Weird use of `?:` in `typeid` code

I think it is an optimisation! A little known and rarely (you could say “never”) used feature of typeid is that a null dereference of the argument of typeid throws an exception instead of the usual UB.

What? Are you serious? Are you drunk?

Indeed. Yes. No.

int *p = 0;
*p; // UB
typeid (*p); // throws

Yes, this is ugly, even by the C++ standard of language ugliness.

OTOH, this does not work anywhere inside the argument of typeid, so adding any clutter will cancel this “feature”:

int *p = 0;
typeid(1 ? *p : *p); // UB
typeid(identity(*p)); // UB

For the record: I am not claiming in this message that automatic checking by the compiler that a pointer is not null before doing a dereference is necessarily a crazy thing. I am only saying that doing this check when the dereference is the immediate argument of typeid, and not elsewhere, is totally crazy. (Maybe is was a prank inserted in some draft, and never removed.)

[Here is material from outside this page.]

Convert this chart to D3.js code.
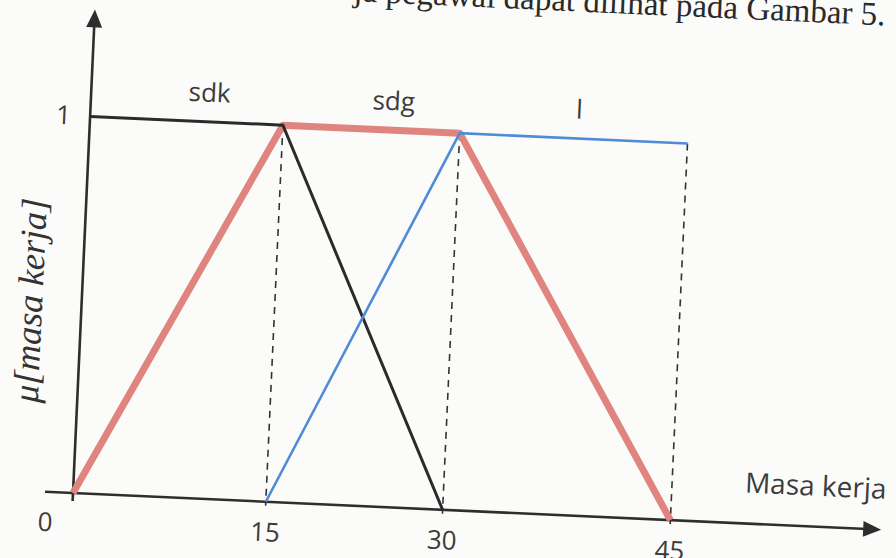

For the record: I am not claiming in the previous “For the record” that it makes sense for the compiler to insert automatic checks that a pointer is not null, and to to throw an exception (as in Java) when a null is dereferenced: in general, throwing an exception on a null dereference is absurd. This is a programming error so an exception will not help. An assertion failure is called for.